In my own life I have distanced myself as much as I can from the military-industrial-entertainment complex, especially that element of it that calls itself “The News.”  I can honestly say that I have hardly read a newspaper for decades and that I have put television “news” out of my life rigorously for at least ten years.  I have also deliberately whittled down my magazine subscriptions.  I do not claim not to know what is going on.  In a media and “news” saturated environment, information, usually dubious, filters down to everyone.

Nevertheless, I have come to believe that the only purposes of “the news” are those that Lawrence Auster cited in his succinct article – and to agitate people and so prevent them from actually thinking about events and situations.  Reading newspapers and watching “the news” are simply forms of ritual submission to the military-industrial-entertainment complex, which Christians and other sane people should shun like an outbreak of Ebola.

Paul writes:

Professor Bertonneau coined a phrase—military-industrial-entertainment complex—that embodies truth. Let me suggest some tweaking: militant-entertainment complex, MECX. Pun intended.

Notice what the militants have been doing to these victims: Ferguson, Missouri; Israel; Jews; critics of Islam (e.g., Ben Affleck as a liberal militant who bases his defense of Islam on the “codified” version of Islam, not actions and the hate repeatedly spewed by its hateful founder, Muhammad); the weird but innocent Zimmerman in the Trayvon Martin case; the NRA; men; Catholics mostly but also other Christians; and Christmas. This is a short list. It attacks anybody who disagrees with the liberal religion.

James P. writes:

Prof. Bertonneau coins the phrase, “military-industrial-entertainment complex”.

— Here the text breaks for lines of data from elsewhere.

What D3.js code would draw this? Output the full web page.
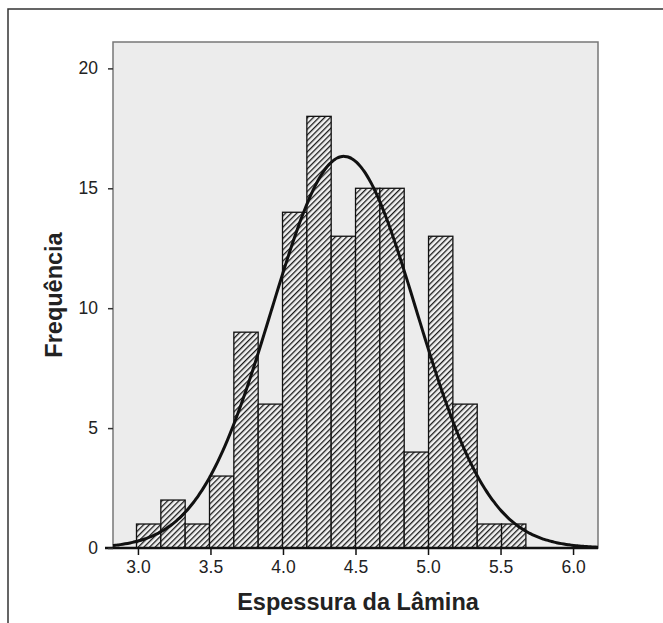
<!DOCTYPE html>
<html>
<head>
<meta charset="utf-8">
<script src="https://cdn.jsdelivr.net/npm/d3@7"></script>
<style>
  body { margin: 0; background: #fff; }
  text { font-family: "Liberation Sans", Arial, sans-serif; }
</style>
</head>
<body>
<svg id="chart" width="663" height="623"></svg>
<script>
// bins of the histogram (lower edge of first bin, width of each bin)
const binStart = 2.99;
const binWidth = 0.1678;
const counts = [1, 2, 1, 3, 9, 6, 14, 18, 13, 15, 15, 4, 13, 6, 1, 1];

// fitted normal curve
const mean = 4.42;
const sd = 0.50;

const xTicks = [3.0, 3.5, 4.0, 4.5, 5.0, 5.5, 6.0];
const yTicks = [0, 5, 10, 15, 20];

const svg = d3.select("#chart");

// plot area
const plotL = 113, plotR = 598, plotT = 42, plotB = 548;

const x = d3.scaleLinear().domain([2.828, 6.172]).range([plotL, plotR]);
const y = d3.scaleLinear().domain([0, 21.1]).range([plotB, plotT]);

// hatch pattern for the bars
const defs = svg.append("defs");
const pat = defs.append("pattern")
    .attr("id", "hatch")
    .attr("patternUnits", "userSpaceOnUse")
    .attr("width", 4)
    .attr("height", 4)
    .attr("patternTransform", "rotate(45)");
pat.append("rect").attr("width", 4).attr("height", 4).attr("fill", "#f2f2f2");
pat.append("line")
    .attr("x1", 0).attr("y1", 0).attr("x2", 0).attr("y2", 4)
    .attr("stroke", "#1a1a1a").attr("stroke-width", 2.6);

// outer frame (only top and left show)
svg.append("path")
    .attr("d", "M8,623 V9 H663")
    .attr("fill", "none")
    .attr("stroke", "#333")
    .attr("stroke-width", 1.5);

// plot background
svg.append("rect")
    .attr("x", plotL).attr("y", plotT)
    .attr("width", plotR - plotL).attr("height", plotB - plotT)
    .attr("fill", "#ececec")
    .attr("stroke", "#777")
    .attr("stroke-width", 1.5);

// bars
const bins = counts.map((c, i) => ({ x0: binStart + i * binWidth, x1: binStart + (i + 1) * binWidth, n: c }));
svg.append("g")
    .selectAll("rect")
    .data(bins)
    .enter().append("rect")
    .attr("x", d => x(d.x0))
    .attr("y", d => y(d.n))
    .attr("width", d => x(d.x1) - x(d.x0))
    .attr("height", d => y(0) - y(d.n))
    .attr("fill", "url(#hatch)")
    .attr("stroke", "#111")
    .attr("stroke-width", 1.3);

// normal curve scaled to counts
const total = d3.sum(counts);
const pdf = v => total * binWidth / (sd * Math.sqrt(2 * Math.PI)) * Math.exp(-((v - mean) ** 2) / (2 * sd * sd));
const xs = d3.range(200).map(i => x.domain()[0] + i * (x.domain()[1] - x.domain()[0]) / 199);
svg.append("path")
    .datum(xs)
    .attr("d", d3.line().x(v => x(v)).y(v => y(pdf(v))).curve(d3.curveBasis))
    .attr("fill", "none")
    .attr("stroke", "#111")
    .attr("stroke-width", 3);

// x axis
const xAxis = svg.append("g")
    .attr("transform", `translate(0,${plotB})`)
    .call(d3.axisBottom(x).tickValues(xTicks).tickFormat(d3.format(".1f")).tickSize(7).tickSizeOuter(0));
xAxis.select(".domain").attr("stroke", "#111").attr("stroke-width", 2.5).attr("d", `M${plotL - 8},0H${plotR}`);
xAxis.selectAll(".tick line").attr("stroke", "#111").attr("stroke-width", 1.5);
xAxis.selectAll(".tick text").attr("font-size", 17.5).attr("fill", "#222").attr("dy", "0.85em");

// y axis
const yAxis = svg.append("g")
    .attr("transform", `translate(${plotL},0)`)
    .call(d3.axisLeft(y).tickValues(yTicks).tickSize(5).tickSizeOuter(0));
yAxis.select(".domain").remove();
yAxis.selectAll(".tick line").attr("stroke", "#333").attr("stroke-width", 1.5);
yAxis.selectAll(".tick text").attr("font-size", 17.5).attr("fill", "#222").attr("x", -15);

// axis titles
svg.append("text")
    .attr("x", 358).attr("y", 610)
    .attr("text-anchor", "middle")
    .attr("font-size", 23.5)
    .attr("font-weight", "bold")
    .attr("fill", "#222")
    .text("Espessura da Lâmina");

svg.append("text")
    .attr("transform", "translate(62,295) rotate(-90)")
    .attr("text-anchor", "middle")
    .attr("font-size", 23.5)
    .attr("font-weight", "bold")
    .attr("fill", "#222")
    .text("Frequência");
</script>
</body>
</html>
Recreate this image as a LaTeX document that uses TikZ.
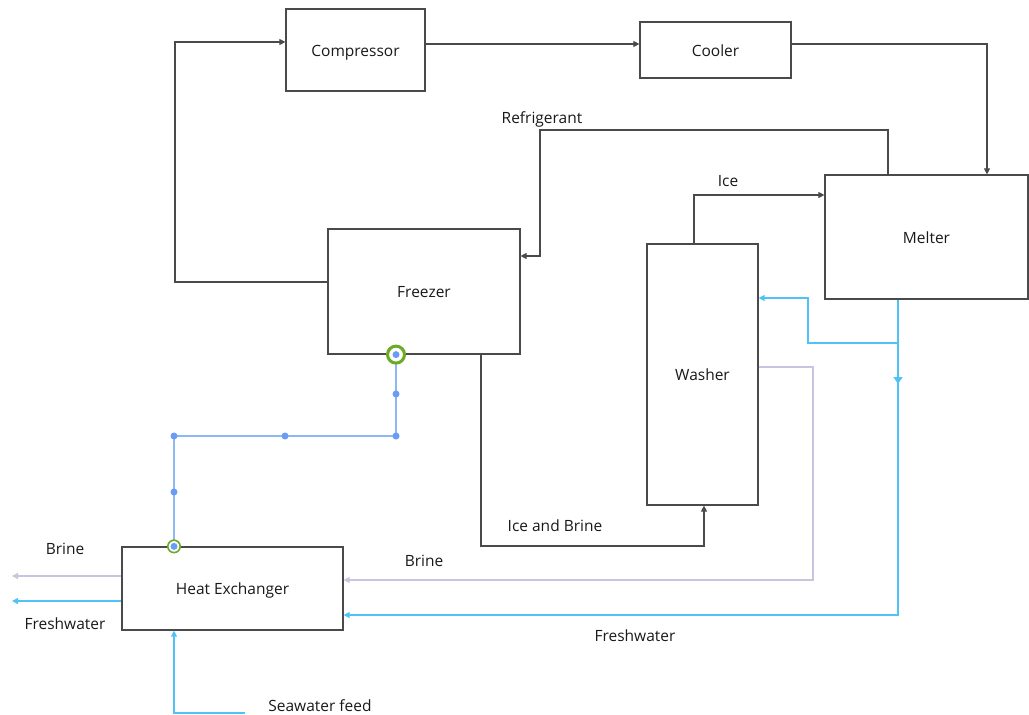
\documentclass[tikz,border=0pt]{standalone}
\usepackage{fontspec}
\setmainfont{Open Sans}
\usetikzlibrary{arrows.meta}
\definecolor{linegray}{HTML}{4A4A4A}
\definecolor{brinecol}{HTML}{CBC3DF}
\definecolor{watercol}{HTML}{4FC3F5}
\definecolor{selcol}{HTML}{8DB8F0}
\definecolor{handlecol}{HTML}{6A9BF5}
\definecolor{ringcol}{HTML}{6BAA22}
\tikzset{
  unit/.style={draw=linegray, line width=1.2pt, inner sep=0pt, fill=white,
    font=\fontsize{15.5}{18}\selectfont, text=black!90, text height=12.5pt, text depth=0pt},
  lbl/.style={inner sep=0pt, font=\fontsize{15.5}{18}\selectfont, text=black!90, yshift=-2pt},
  tip/.style={-{Triangle[length=6pt,width=6pt]}},
  flow/.style={draw=linegray, line width=1.1pt, tip},
  brineflow/.style={draw=brinecol, line width=1.3pt, tip},
  waterflow/.style={draw=watercol, line width=1.3pt, tip},
  selline/.style={draw=selcol, line width=1.3pt},
  handle/.style={circle, fill=handlecol, inner sep=0pt, minimum size=7pt},
}
\begin{document}
\begin{tikzpicture}[x=1pt, y=-1pt]
\useasboundingbox (0,0) rectangle (1029,715);

% process units
\node[unit, minimum width=139pt, minimum height=82pt]  (comp) at (355.5,50)  {Compressor};
\node[unit, minimum width=151pt, minimum height=56pt]  (cool) at (715.5,50)  {Cooler};
\node[unit, minimum width=203pt, minimum height=124pt] (melt) at (926.5,237) {Melter};
\node[unit, minimum width=192pt, minimum height=125pt] (frz)  at (424,291.5) {Freezer};
\node[unit, minimum width=111pt, minimum height=261pt] (wash) at (702.5,374.5) {Washer};
\node[unit, minimum width=221pt, minimum height=83pt]  (hx)   at (232.5,588.5) {Heat Exchanger};

% refrigerant loop
\draw[flow] (frz.west |- 0,282) -- (175,282) |- (comp.west |- 0,42);
\draw[flow] (comp.east |- 0,44) -- (cool.west |- 0,44);
\draw[flow] (cool.east |- 0,44) -| (987,0 |- melt.north);
\draw[flow] (888,0 |- melt.north) -- (888,130) -- (540,130) |- (frz.east |- 0,256);
\node[lbl] (lref) at (542,117) {Refrigerant};

% ice path
\draw[flow] (694,0 |- wash.north) |- (melt.west |- 0,195);
\node[lbl] (lice) at (728,179) {Ice};
\draw[flow] (481,0 |- frz.south) |- (704,546) -- (704,0 |- wash.south);
\node[lbl] (lib) at (555,524) {Ice and Brine};

% brine return
\draw[brineflow] (wash.east |- 0,367) -| (813,580) -- (hx.east |- 0,580);
\node[lbl] (lbr) at (424,559) {Brine};

% freshwater from melter
\coordinate (split) at (898,343);
\draw[waterflow] (898,0 |- melt.south) -- (898,615) -- (hx.east |- 0,615);
\draw[waterflow, -{Triangle[length=7pt,width=9pt]}] (898,0 |- melt.south) -- (898,384);
\draw[waterflow] (split) -| (808,298) -- (wash.east |- 0,298);
\node[lbl] (lfw) at (635,634) {Freshwater};

% heat exchanger outlets
\coordinate (bout) at (12,576);
\coordinate (wout) at (12,601);
\draw[brineflow] (hx.west |- 0,576) -- (bout);
\draw[waterflow] (hx.west |- 0,601) -- (wout);
\node[lbl] (lbo) at (65,547) {Brine};
\node[lbl] (lwo) at (65,622) {Freshwater};

% seawater feed
\coordinate (feed) at (245,713);
\draw[waterflow] (feed) -| (174,0 |- hx.south);
\node[lbl] (lsw) at (320,704) {Seawater feed};

% cold feed line from freezer to heat exchanger
\draw[selline] (396,0 |- frz.south) -- (396,436) -- (174,436) -- (174,0 |- hx.north);
\node[handle] (h1) at (396,394) {};
\node[handle] (h2) at (396,436) {};
\node[handle] (h3) at (285,436) {};
\node[handle] (h4) at (174,436) {};
\node[handle] (h5) at (174,492) {};
\draw[ringcol, line width=3pt, fill=white] (396,0 |- frz.south) circle (8.5pt);
\node[handle] (h0) at (396,0 |- frz.south) {};
\draw[ringcol, line width=1.6pt, fill=white] (174,0 |- hx.north) circle (6.2pt);
\node[handle] (h6) at (174,0 |- hx.north) {};
\end{tikzpicture}
\end{document}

The phrase is not apt because Hollywood and the news media are enemies of the military and enemies of industry (notwithstanding the inane Leftist claim that media and entertainment outlets serve capitalism because they are corporations and often belong to even larger ones).

It would be better to speak of the lawyer-lobbyist-media-elected official-civil servant complex. They are the ones who are in league with each other to our detriment.